Since we have multiple gRPC calls for a server instance, we need to maintain a state across different calls. So we use a map map[string]*PipeReader to maintain the job states on the server

KubernetesJobRunner

Upon processing a Run request, the server launches a Kubernetes Pod and returns the Pod ID and Argo UI URL. Upon processing a Fetch request, the server checks the Pod status and returns the JobStatus and logs.

type KubernetesJobRunner {
}

func (r *KubernetesJobRunner) run(sql *req.Sql, pr *PipeReader, pw *PipeWriter) (string, error){
  // codegenArgo generates Argo YAML file from the input SQL program.
  workflow, err := codegenArgo(sql)
  // submit the Argo workflow to the Kubernetes cluster.
  jobID, err := r.submitArgoWorkflow(workflow)
  pw.Write(fmt.Sprintf("Argo UI URL: %s", r.argoUI(jobID)))
  return jobID, nil
}

func (r *KubernetesJobRunner) fetch(jobID string) (*pb.Result, error) (
  responses := &pb.Responses{}
  responses.job_status := r.workFlowStatus(jobID)
  logs := r.lastStepLogs(jobID)
  // construct logs message ...
  return responses, nil
)

codegenArgo generates an Argo multi-steps workflow from the input SQL program. Each step would execute a single SQL statment.

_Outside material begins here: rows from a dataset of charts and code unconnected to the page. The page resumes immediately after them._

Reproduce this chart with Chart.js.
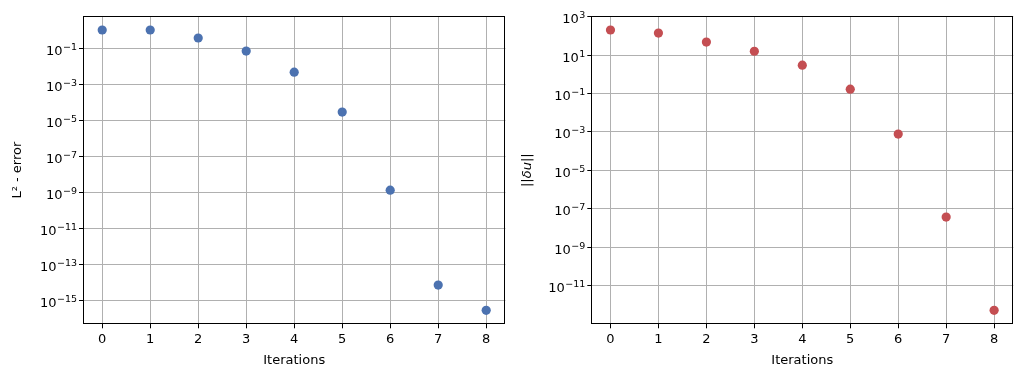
<!DOCTYPE html>
<html>
<head>
<meta charset="utf-8">
<script src="https://cdn.jsdelivr.net/npm/chart.js@4.4.0/dist/chart.umd.min.js"></script>
<style>
  html, body { margin: 0; padding: 0; background: #fff; }
  #wrap { position: relative; width: 1023px; height: 377px; }
  canvas { position: absolute; top: 0; }
  #chart-l2 { left: 0; }
  #chart-du { left: 510px; }
</style>
</head>
<body>
<div id="wrap">
  <canvas id="chart-l2" width="510" height="377"></canvas>
  <canvas id="chart-du" width="513" height="377"></canvas>
</div>
<script>
// ── Datos ────────────────────────────────────────────────────
const ITERACIONES = [0, 1, 2, 3, 4, 5, 6, 7, 8];
const ERROR_L2    = [1.0, 1.0, 0.36, 0.068, 4.6e-3, 2.8e-5, 1.3e-9, 7e-15, 2.8e-16];
const NORMA_DU    = [204, 141, 48, 16, 3.0, 0.17, 7.8e-4, 3.7e-8, 5.2e-13];

const TICKS_X   = [0, 1, 2, 3, 4, 5, 6, 7, 8];
const EXP_L2    = [-15, -13, -11, -9, -7, -5, -3, -1];
const EXP_DU    = [-11, -9, -7, -5, -3, -1, 1, 3];

const AZUL = '#4c72b0';
const ROJO = '#c44e52';
const FUENTE = '"DejaVu Sans", sans-serif';

Chart.defaults.font.family = FUENTE;
Chart.defaults.font.size = 13;
Chart.defaults.color = '#000';
Chart.defaults.animation = false;

// ── Helpers ──────────────────────────────────────────────────

/** Límites log con margen del 5% (como matplotlib) */
function limitesLog(valores) {
  const logs = valores.map(v => Math.log10(v));
  const lo = Math.min(...logs), hi = Math.max(...logs);
  const m = (hi - lo) * 0.05;
  return [Math.pow(10, lo - m), Math.pow(10, hi + m)];
}

// marco negro alrededor del área del gráfico
const marco = {
  id: 'marco',
  afterDraw(chart) {
    const { ctx, chartArea: a } = chart;
    const l = Math.round(a.left) + 0.5, t = Math.round(a.top) + 0.5;
    const r = Math.round(a.right) - 0.5, b = Math.round(a.bottom) - 0.5;
    ctx.save();
    ctx.strokeStyle = '#000';
    ctx.lineWidth = 1;
    ctx.strokeRect(l, t, r - l, b - t);
    ctx.restore();
  }
};

// etiquetas "10^e" con exponente en superíndice (estilo mathtext)
const potencias = {
  id: 'potencias',
  afterDraw(chart) {
    const { ctx, chartArea: a } = chart;
    const s = chart.scales.y;
    const xFin = a.left - 6;
    ctx.save();
    ctx.fillStyle = '#000';
    ctx.textBaseline = 'alphabetic';
    ctx.textAlign = 'right';
    s.ticks.forEach(t => {
      const y = s.getPixelForValue(t.value);
      const e = Math.round(Math.log10(t.value));
      const exp = (e < 0 ? '\u2212' : '') + Math.abs(e);
      ctx.font = '9.5px ' + FUENTE;
      ctx.fillText(exp, xFin, y + 1.5);
      const wExp = ctx.measureText(exp).width;
      ctx.font = '13px ' + FUENTE;
      ctx.fillText('10', xFin - wExp - 0.5, y + 6.5);
    });
    ctx.restore();
  }
};

function crearGrafico(id, valores, color, exps, titulo, italica, ancho, pad) {
  const [ymin, ymax] = limitesLog(valores);
  return new Chart(document.getElementById(id), {
    type: 'scatter',
    data: {
      datasets: [{
        data: ITERACIONES.map((x, i) => ({ x: x, y: valores[i] })),
        backgroundColor: color,
        borderWidth: 0,
        pointRadius: 4.6,
        pointHoverRadius: 4.6
      }]
    },
    options: {
      responsive: false,
      layout: { padding: pad },
      plugins: { legend: { display: false }, tooltip: { enabled: false } },
      scales: {
        x: {
          type: 'linear',
          min: -0.4,
          max: 8.4,
          afterFit: s => { s.height = 377 - 324.3; },
          afterBuildTicks: s => { s.ticks = TICKS_X.map(v => ({ value: v })); },
          ticks: { padding: 4, callback: v => String(v) },
          grid: { color: '#b0b0b0', lineWidth: 1, tickColor: '#000', tickLength: 4 },
          border: { display: false },
          title: { display: true, text: 'Iterations', padding: { top: 0, bottom: 9 } }
        },
        y: {
          type: 'logarithmic',
          min: ymin,
          max: ymax,
          afterFit: s => { s.width = ancho; },
          afterBuildTicks: s => { s.ticks = exps.map(e => ({ value: Math.pow(10, e) })); },
          ticks: { display: false },
          grid: { color: '#b0b0b0', lineWidth: 1, tickColor: '#000', tickLength: 4 },
          border: { display: false },
          title: {
            display: true,
            text: titulo,
            font: { style: italica ? 'italic' : 'normal' },
            padding: { top: 10, bottom: 0 }
          }
        }
      }
    },
    plugins: [marco, potencias]
  });
}

// ── Gráficos ─────────────────────────────────────────────────

crearGrafico('chart-l2', ERROR_L2, AZUL, EXP_L2, 'L² - error', false, 83,
             { top: 16, right: 3.3, left: 0, bottom: 0 });

crearGrafico('chart-du', NORMA_DU, ROJO, EXP_DU, '||δu||', true, 81.3,
             { top: 16, right: 9.7, left: 0, bottom: 0 });
</script>
</body>
</html>
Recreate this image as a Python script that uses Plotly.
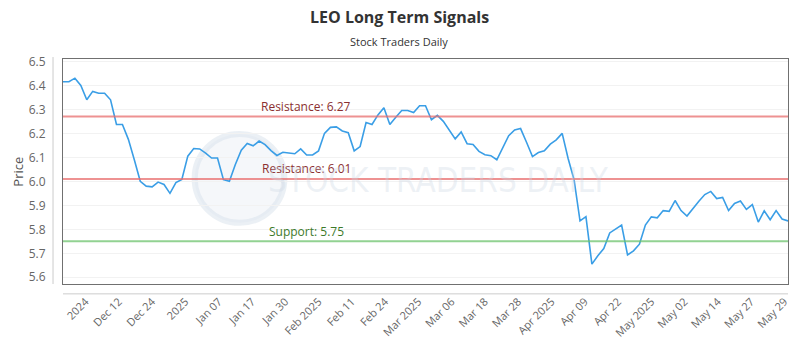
import plotly.graph_objects as go

# ---- data ----
prices = [
    6.415, 6.415, 6.43, 6.40, 6.34, 6.375, 6.367, 6.367, 6.34, 6.237,
    6.237, 6.175, 6.09, 6.00, 5.98, 5.977, 5.997, 5.987, 5.95, 5.995,
    6.008, 6.105, 6.137, 6.135, 6.118, 6.097, 6.097, 6.007, 6.00, 6.07,
    6.13, 6.158, 6.148, 6.168, 6.153, 6.128, 6.108, 6.121, 6.118, 6.115,
    6.135, 6.11, 6.11, 6.127, 6.20, 6.225, 6.227, 6.21, 6.203, 6.127,
    6.145, 6.245, 6.237, 6.277, 6.307, 6.237, 6.267, 6.295, 6.295, 6.287,
    6.315, 6.315, 6.257, 6.275, 6.25, 6.215, 6.177, 6.206, 6.157, 6.154,
    6.125, 6.111, 6.107, 6.09, 6.142, 6.19, 6.214, 6.22, 6.163, 6.103,
    6.12, 6.127, 6.155, 6.173, 6.20, 6.095, 6.007, 5.835, 5.853, 5.655,
    5.69, 5.72, 5.785, 5.80, 5.818, 5.693, 5.71, 5.738, 5.818, 5.852,
    5.848, 5.878, 5.875, 5.92, 5.878, 5.855, 5.887, 5.917, 5.945, 5.958,
    5.928, 5.933, 5.878, 5.908, 5.918, 5.883, 5.903, 5.83, 5.877, 5.84,
    5.878, 5.843, 5.835,
]
tick_labels = [
    "2024", "Dec 12", "Dec 24", "2025", "Jan 07", "Jan 17", "Jan 30",
    "Feb 2025", "Feb 11", "Feb 24", "Mar 2025", "Mar 06", "Mar 18",
    "Mar 28", "Apr 2025", "Apr 09", "Apr 22", "May 2025", "May 02",
    "May 14", "May 27", "May 29",
]
levels = [6.27, 6.01, 5.75]
level_names = ["Resistance", "Resistance", "Support"]

x = list(range(len(prices)))
first_tick, tick_step = 3.8, 5.6
tickvals = [first_tick + i * tick_step for i in range(len(tick_labels))]

FONT = "Open Sans, Noto Sans, sans-serif"

fig = go.Figure()
fig.add_trace(go.Scatter(
    x=x, y=prices, mode="lines",
    line=dict(color="#3a9ee6", width=1.6),
    hoverinfo="y", showlegend=False,
))

line_colors = ["rgba(232,110,110,0.75)", "rgba(232,110,110,0.75)", "rgba(110,195,110,0.75)"]
text_colors = ["#8b2f2f", "#8b2f2f", "#3d7a2a"]
for lvl, name, lc, tc in zip(levels, level_names, line_colors, text_colors):
    fig.add_shape(type="line", xref="paper", x0=0, x1=1, yref="y", y0=lvl, y1=lvl,
                  line=dict(color=lc, width=2))
    fig.add_annotation(xref="paper", x=(307 - 63) / 727, yref="y", y=lvl, yshift=10,
                       text=f"{name}: {lvl:.2f}", showarrow=False,
                       font=dict(family=FONT, size=12, color=tc))

# watermark
fig.add_shape(type="circle", xref="paper", yref="paper", layer="below",
              x0=(195 - 63) / 727, x1=(285 - 63) / 727,
              y0=(287 - 225) / 228, y1=(287 - 135) / 228,
              line=dict(color="rgba(215,225,235,0.5)", width=6),
              fillcolor="rgba(225,232,240,0.35)")
fig.add_annotation(xref="paper", yref="paper", x=(440 - 63) / 727, y=(287 - 182) / 228,
                   text="STOCK TRADERS DAILY", showarrow=False,
                   font=dict(family="DejaVu Sans Condensed, Roboto, sans-serif", size=33,
                             color="rgba(205,215,228,0.35)"))

# offset axis lines
fig.add_shape(type="line", xref="paper", yref="paper", x0=-10 / 727, x1=-10 / 727,
              y0=0, y1=(287 - 57) / 228, line=dict(color="#cccccc", width=1))
fig.add_shape(type="line", xref="paper", yref="paper", x0=0, x1=1,
              y0=-10 / 228, y1=-10 / 228, line=dict(color="#cccccc", width=1))

# titles
fig.add_annotation(xref="paper", yref="paper", x=(400 - 63) / 727, y=(287 - 16) / 228,
                   xanchor="center", yanchor="middle",
                   text="<b>LEO Long Term Signals</b>", showarrow=False,
                   font=dict(family=FONT, size=16, color="#333333"))
fig.add_annotation(xref="paper", yref="paper", x=(400 - 63) / 727, y=(287 - 41) / 228,
                   xanchor="center", yanchor="middle",
                   text="Stock Traders Daily", showarrow=False,
                   font=dict(family=FONT, size=11, color="#333333"))
fig.add_annotation(xref="paper", yref="paper", x=(17 - 63) / 727, y=0.5,
                   xanchor="center", yanchor="middle",
                   text="Price", textangle=-90, showarrow=False,
                   font=dict(family=FONT, size=13, color="#555555"))

fig.update_layout(
    width=800, height=350,
    margin=dict(l=63, r=10, t=59, b=63),
    paper_bgcolor="white", plot_bgcolor="white",
    font=dict(family=FONT, size=11, color="#666666"),
    xaxis=dict(
        range=[0, len(prices) - 1], tickmode="array", tickvals=tickvals, ticktext=tick_labels,
        tickangle=-45, showgrid=False, zeroline=False, ticks="",
        showline=True, mirror=True, linecolor="#707070", linewidth=1,
        ticklabelstandoff=6, tickfont=dict(size=11, color="#666666"),
    ),
    yaxis=dict(
        range=[5.572, 6.51], dtick=0.1, tick0=5.6, tickformat=".1f",
        showgrid=True, gridcolor="#f2f2f2", zeroline=False, ticks="",
        showline=True, mirror=True, linecolor="#707070", linewidth=1,
        ticklabelstandoff=14, tickfont=dict(size=12, color="#666666"),
    ),
)

fig.write_html("out.html")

apiVersion: argoproj.io/v1alpha1
kind: Workflow
metadata:
  generateName: steps-
spec:
  entrypoint: hello-hello-hello

  templates:
  - name: hello-hello-hello
    # Instead of just running a container
    # This template has a sequence of steps
    steps:
    - name: sql1  # sql1 is run before the following steps
      container:
        image: sqlflow/sqlflow 
        command: [sqlflowcmd]
        args: ["-e", "sql1..."]
    - name: sql2 # sql2 run after previous step
      container:
        image: sqlflow/sqlflow 
        command: [sqlflowcmd]
        args: ["-e", "sql2..."]

Dealing with failures

Q: What if the client forgets to fetch? For example, a user hits ctrl+C in the Jupyter Notebook right after the client.Run.

A: The client can specify a timeout T. The server will kill the corresponding job if the client doesn’t fetch in the last T seconds.